• _What is asked_:
Set down the material below word for word, excluding the pictures.

• _Data extract_:
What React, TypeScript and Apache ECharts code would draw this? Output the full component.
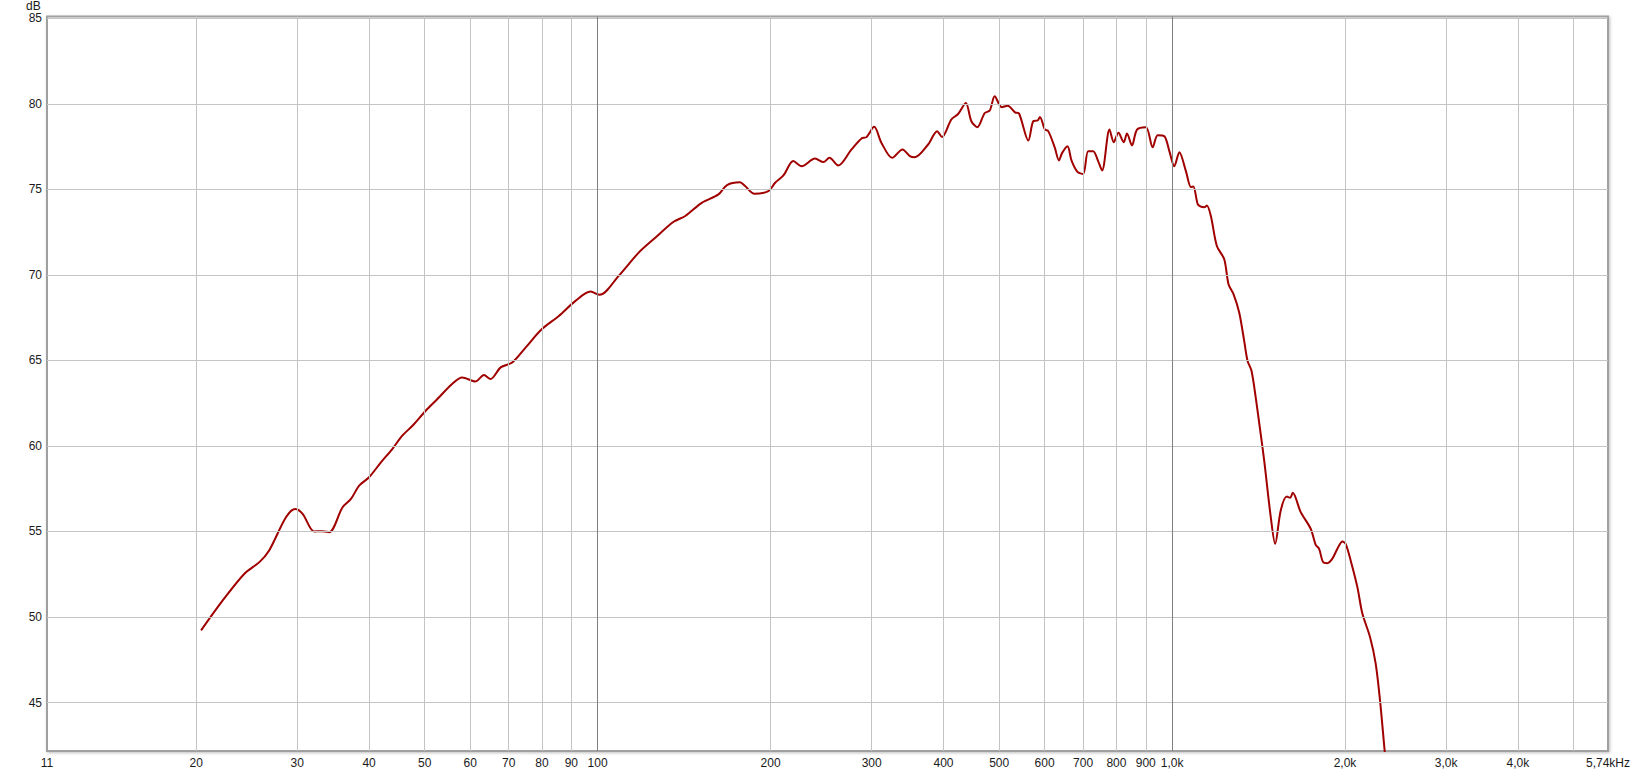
import React, { useEffect, useRef } from "react";
import * as echarts from "echarts";

const freqHz = [
  20.4, 22.25, 24.27, 25.77, 26.8, 28.67, 29.76, 30.65, 32.1, 33.2, 34.1, 35.97, 37.2, 38.45, 40.0,
  41.95, 43.9, 45.7, 47.6, 50.2, 52.25, 55.8, 58.1, 61.3, 63.4, 65.1, 67.8, 71.0, 74.9, 80.0,
  85.6, 91.5, 97.2, 100.8, 108.8, 117.9, 126, 135.6, 142.1, 151.8, 162.3, 168, 176.9, 180.6, 187.5,
  198.3, 203.7, 210.6, 219.1, 226.6, 239, 247.2, 253.2, 262.4, 276.7, 288, 293.8, 303, 312, 325.6,
  339.4, 349.6, 356.6, 376.1, 389.9, 397.7, 412.8, 424.1, 437.5, 447.3, 458.1, 472, 481.5, 491.2, 505.1,
  517.4, 533, 541.6, 562.1, 573.4, 583.4, 588.8, 600.7, 608.8, 625.2, 635.3, 643.7, 657.6, 668.2, 684.4,
  700.2, 714.4, 728.8, 743.5, 755.4, 778.2, 791.6, 806.6, 823.8, 834.7, 851.6, 868.9, 900.6, 925.2, 944.1,
  969.6, 989.2, 1009, 1029.7, 1057.1, 1078.5, 1088.9, 1107.9, 1120, 1137.9, 1149.6, 1168.3, 1196.6, 1232.7, 1253.9,
  1279.3, 1308.8, 1335.3, 1353.2, 1375, 1398.9, 1424, 1446.8, 1485.6, 1511.8, 1546, 1583.7, 1605.4, 1622.1, 1674.9,
  1743.3, 1778.6, 1803, 1831.9, 1863.8, 1901.5, 1940, 1979.3, 2005.5, 2046.1, 2101.9, 2144.4, 2211.2, 2262, 2301.4,
  2344.2, 2370,
];

const levelDb = [
  49.22, 50.97, 52.53, 53.21, 53.89, 55.83, 56.32, 56.03, 55.0, 55.02, 54.96, 56.42, 56.9, 57.68, 58.17,
  59.04, 59.82, 60.6, 61.18, 62.06, 62.64, 63.62, 64.0, 63.77, 64.14, 63.91, 64.59, 64.88, 65.75, 66.83,
  67.6, 68.48, 69.02, 68.83, 69.94, 71.3, 72.17, 73.1, 73.44, 74.21, 74.7, 75.25, 75.41, 75.19, 74.74,
  74.9, 75.38, 75.81, 76.65, 76.35, 76.8, 76.59, 76.84, 76.39, 77.33, 77.97, 78.05, 78.65, 77.71, 76.84,
  77.33, 76.94, 76.88, 77.62, 78.4, 78.06, 79.08, 79.4, 80.05, 78.98, 78.63, 79.46, 79.6, 80.44, 79.8,
  79.89, 79.5, 79.43, 77.85, 78.98, 79.02, 79.23, 78.49, 78.4, 77.42, 76.69, 77.13, 77.52, 76.69, 76.02,
  75.9, 77.23, 77.23, 76.65, 76.1, 78.49, 77.75, 78.3, 77.75, 78.26, 77.56, 78.49, 78.63, 77.46, 78.16,
  78.1, 77.23, 76.35, 77.17, 76.06, 75.13, 75.17, 74.15, 74.0, 73.95, 74.05, 73.44, 71.69, 70.91, 69.45,
  68.87, 67.8, 66.14, 64.98, 64.39, 62.8, 60.89, 59.14, 55.83, 54.28, 56.23, 57.04, 56.97, 57.26, 56.13,
  55.16, 54.22, 53.99, 53.21, 53.15, 53.41, 53.99, 54.42, 54.28, 53.31, 51.75, 50.2, 48.83, 47.28, 45.14,
  42.22, 40.5,
];

const xTickValues = [11, 20, 30, 40, 50, 60, 70, 80, 90, 100, 200, 300, 400, 500, 600, 700, 800, 900, 1000, 2000, 3000, 4000, 5740];
const xTickLabels = ["11", "20", "30", "40", "50", "60", "70", "80", "90", "100", "200", "300", "400", "500", "600", "700", "800", "900", "1,0k", "2,0k", "3,0k", "4,0k", "5,74kHz"];
const xGridLight = [20, 30, 40, 50, 60, 70, 80, 90, 200, 300, 400, 500, 600, 700, 800, 900, 2000, 3000, 4000, 5000];
const xGridDark = [100, 1000];
const yTickValues = [45, 50, 55, 60, 65, 70, 75, 80, 85];

const FONT = "Liberation Sans, Arial, sans-serif";

export default function App() {
  const ref = useRef<HTMLDivElement>(null);
  useEffect(() => {
    const chart = echarts.init(ref.current!, null, { renderer: "svg" });
    const lineData = freqHz.map((f, i) => [f, levelDb[i]]);
    const labelFor = (v: number) => {
      let best = 0;
      let bd = Infinity;
      xTickValues.forEach((t, i) => {
        const d = Math.abs(Math.log10(t) - Math.log10(v));
        if (d < bd) {
          bd = d;
          best = i;
        }
      });
      return xTickLabels[best];
    };
    chart.setOption({
      animation: false,
      backgroundColor: "#ffffff",
      grid: {
        left: 47,
        right: 21,
        top: 16.5,
        bottom: 21,
        show: true,
        backgroundColor: "#ffffff",
        borderColor: "#a0a0a0",
        borderWidth: 2,
        shadowColor: "rgba(0,0,0,0.25)",
        shadowBlur: 3,
        shadowOffsetX: 1,
        shadowOffsetY: 1,
      },
      xAxis: {
        type: "log",
        logBase: 10,
        min: 11,
        max: 5740,
        axisLine: { show: false },
        axisTick: { show: false },
        splitLine: { show: false },
        minorSplitLine: { show: false },
        axisLabel: {
          customValues: xTickValues,
          formatter: (v: number) => labelFor(v),
          margin: 6,
          fontSize: 12,
          color: "#1a1a1a",
          fontFamily: FONT,
          showMinLabel: true,
          showMaxLabel: true,
        },
      },
      yAxis: {
        type: "value",
        min: 42.17,
        max: 85.1,
        axisLine: { show: false },
        axisTick: { show: false },
        splitLine: { show: false },
        axisLabel: {
          customValues: yTickValues,
          margin: 5,
          fontSize: 12,
          color: "#1a1a1a",
          fontFamily: FONT,
        },
      },
      graphic: [
        {
          type: "text",
          left: 26,
          top: 0,
          style: { text: "dB", fontSize: 12, fontFamily: FONT, fill: "#1a1a1a" },
        },
      ],
      series: [
        {
          type: "line",
          data: [],
          z: 1,
          silent: true,
          markLine: {
            silent: true,
            symbol: ["none", "none"],
            label: { show: false },
            emphasis: { disabled: true },
            animation: false,
            lineStyle: { color: "#c4c4c4", width: 1, type: "solid" },
            data: [
              ...xGridLight.map((v) => ({ xAxis: v })),
              ...yTickValues.map((v) => ({ yAxis: v })),
              ...xGridDark.map((v) => ({ xAxis: v, lineStyle: { color: "#7f7f7f", width: 1, type: "solid" } })),
            ],
          },
        },
        {
          type: "line",
          data: lineData,
          z: 3,
          showSymbol: false,
          symbol: "none",
          smooth: 0.3,
          clip: true,
          silent: true,
          lineStyle: { color: "#a00000", width: 2 },
        },
      ],
    });
    return () => chart.dispose();
  }, []);
  return (
    <div
      ref={ref}
      style={{ position: "fixed", left: 0, top: 0, width: 1633, height: 772, background: "#ffffff" }}
    />
  );
}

• _Answer to the problem_:
What React, TypeScript and Apache ECharts code would draw this? Output the full component.
import React, { useEffect, useRef } from "react";
import * as echarts from "echarts";

const freqHz = [
  20.4, 22.25, 24.27, 25.77, 26.8, 28.67, 29.76, 30.65, 32.1, 33.2, 34.1, 35.97, 37.2, 38.45, 40.0,
  41.95, 43.9, 45.7, 47.6, 50.2, 52.25, 55.8, 58.1, 61.3, 63.4, 65.1, 67.8, 71.0, 74.9, 80.0,
  85.6, 91.5, 97.2, 100.8, 108.8, 117.9, 126, 135.6, 142.1, 151.8, 162.3, 168, 176.9, 180.6, 187.5,
  198.3, 203.7, 210.6, 219.1, 226.6, 239, 247.2, 253.2, 262.4, 276.7, 288, 293.8, 303, 312, 325.6,
  339.4, 349.6, 356.6, 376.1, 389.9, 397.7, 412.8, 424.1, 437.5, 447.3, 458.1, 472, 481.5, 491.2, 505.1,
  517.4, 533, 541.6, 562.1, 573.4, 583.4, 588.8, 600.7, 608.8, 625.2, 635.3, 643.7, 657.6, 668.2, 684.4,
  700.2, 714.4, 728.8, 743.5, 755.4, 778.2, 791.6, 806.6, 823.8, 834.7, 851.6, 868.9, 900.6, 925.2, 944.1,
  969.6, 989.2, 1009, 1029.7, 1057.1, 1078.5, 1088.9, 1107.9, 1120, 1137.9, 1149.6, 1168.3, 1196.6, 1232.7, 1253.9,
  1279.3, 1308.8, 1335.3, 1353.2, 1375, 1398.9, 1424, 1446.8, 1485.6, 1511.8, 1546, 1583.7, 1605.4, 1622.1, 1674.9,
  1743.3, 1778.6, 1803, 1831.9, 1863.8, 1901.5, 1940, 1979.3, 2005.5, 2046.1, 2101.9, 2144.4, 2211.2, 2262, 2301.4,
  2344.2, 2370,
];

const levelDb = [
  49.22, 50.97, 52.53, 53.21, 53.89, 55.83, 56.32, 56.03, 55.0, 55.02, 54.96, 56.42, 56.9, 57.68, 58.17,
  59.04, 59.82, 60.6, 61.18, 62.06, 62.64, 63.62, 64.0, 63.77, 64.14, 63.91, 64.59, 64.88, 65.75, 66.83,
  67.6, 68.48, 69.02, 68.83, 69.94, 71.3, 72.17, 73.1, 73.44, 74.21, 74.7, 75.25, 75.41, 75.19, 74.74,
  74.9, 75.38, 75.81, 76.65, 76.35, 76.8, 76.59, 76.84, 76.39, 77.33, 77.97, 78.05, 78.65, 77.71, 76.84,
  77.33, 76.94, 76.88, 77.62, 78.4, 78.06, 79.08, 79.4, 80.05, 78.98, 78.63, 79.46, 79.6, 80.44, 79.8,
  79.89, 79.5, 79.43, 77.85, 78.98, 79.02, 79.23, 78.49, 78.4, 77.42, 76.69, 77.13, 77.52, 76.69, 76.02,
  75.9, 77.23, 77.23, 76.65, 76.1, 78.49, 77.75, 78.3, 77.75, 78.26, 77.56, 78.49, 78.63, 77.46, 78.16,
  78.1, 77.23, 76.35, 77.17, 76.06, 75.13, 75.17, 74.15, 74.0, 73.95, 74.05, 73.44, 71.69, 70.91, 69.45,
  68.87, 67.8, 66.14, 64.98, 64.39, 62.8, 60.89, 59.14, 55.83, 54.28, 56.23, 57.04, 56.97, 57.26, 56.13,
  55.16, 54.22, 53.99, 53.21, 53.15, 53.41, 53.99, 54.42, 54.28, 53.31, 51.75, 50.2, 48.83, 47.28, 45.14,
  42.22, 40.5,
];

const xTickValues = [11, 20, 30, 40, 50, 60, 70, 80, 90, 100, 200, 300, 400, 500, 600, 700, 800, 900, 1000, 2000, 3000, 4000, 5740];
const xTickLabels = ["11", "20", "30", "40", "50", "60", "70", "80", "90", "100", "200", "300", "400", "500", "600", "700", "800", "900", "1,0k", "2,0k", "3,0k", "4,0k", "5,74kHz"];
const xGridLight = [20, 30, 40, 50, 60, 70, 80, 90, 200, 300, 400, 500, 600, 700, 800, 900, 2000, 3000, 4000, 5000];
const xGridDark = [100, 1000];
const yTickValues = [45, 50, 55, 60, 65, 70, 75, 80, 85];

const FONT = "Liberation Sans, Arial, sans-serif";

export default function App() {
  const ref = useRef<HTMLDivElement>(null);
  useEffect(() => {
    const chart = echarts.init(ref.current!, null, { renderer: "svg" });
    const lineData = freqHz.map((f, i) => [f, levelDb[i]]);
    const labelFor = (v: number) => {
      let best = 0;
      let bd = Infinity;
      xTickValues.forEach((t, i) => {
        const d = Math.abs(Math.log10(t) - Math.log10(v));
        if (d < bd) {
          bd = d;
          best = i;
        }
      });
      return xTickLabels[best];
    };
    chart.setOption({
      animation: false,
      backgroundColor: "#ffffff",
      grid: {
        left: 47,
        right: 21,
        top: 16.5,
        bottom: 21,
        show: true,
        backgroundColor: "#ffffff",
        borderColor: "#a0a0a0",
        borderWidth: 2,
        shadowColor: "rgba(0,0,0,0.25)",
        shadowBlur: 3,
        shadowOffsetX: 1,
        shadowOffsetY: 1,
      },
      xAxis: {
        type: "log",
        logBase: 10,
        min: 11,
        max: 5740,
        axisLine: { show: false },
        axisTick: { show: false },
        splitLine: { show: false },
        minorSplitLine: { show: false },
        axisLabel: {
          customValues: xTickValues,
          formatter: (v: number) => labelFor(v),
          margin: 6,
          fontSize: 12,
          color: "#1a1a1a",
          fontFamily: FONT,
          showMinLabel: true,
          showMaxLabel: true,
        },
      },
      yAxis: {
        type: "value",
        min: 42.17,
        max: 85.1,
        axisLine: { show: false },
        axisTick: { show: false },
        splitLine: { show: false },
        axisLabel: {
          customValues: yTickValues,
          margin: 5,
          fontSize: 12,
          color: "#1a1a1a",
          fontFamily: FONT,
        },
      },
      graphic: [
        {
          type: "text",
          left: 26,
          top: 0,
          style: { text: "dB", fontSize: 12, fontFamily: FONT, fill: "#1a1a1a" },
        },
      ],
      series: [
        {
          type: "line",
          data: [],
          z: 1,
          silent: true,
          markLine: {
            silent: true,
            symbol: ["none", "none"],
            label: { show: false },
            emphasis: { disabled: true },
            animation: false,
            lineStyle: { color: "#c4c4c4", width: 1, type: "solid" },
            data: [
              ...xGridLight.map((v) => ({ xAxis: v })),
              ...yTickValues.map((v) => ({ yAxis: v })),
              ...xGridDark.map((v) => ({ xAxis: v, lineStyle: { color: "#7f7f7f", width: 1, type: "solid" } })),
            ],
          },
        },
        {
          type: "line",
          data: lineData,
          z: 3,
          showSymbol: false,
          symbol: "none",
          smooth: 0.3,
          clip: true,
          silent: true,
          lineStyle: { color: "#a00000", width: 2 },
        },
      ],
    });
    return () => chart.dispose();
  }, []);
  return (
    <div
      ref={ref}
      style={{ position: "fixed", left: 0, top: 0, width: 1633, height: 772, background: "#ffffff" }}
    />
  );
}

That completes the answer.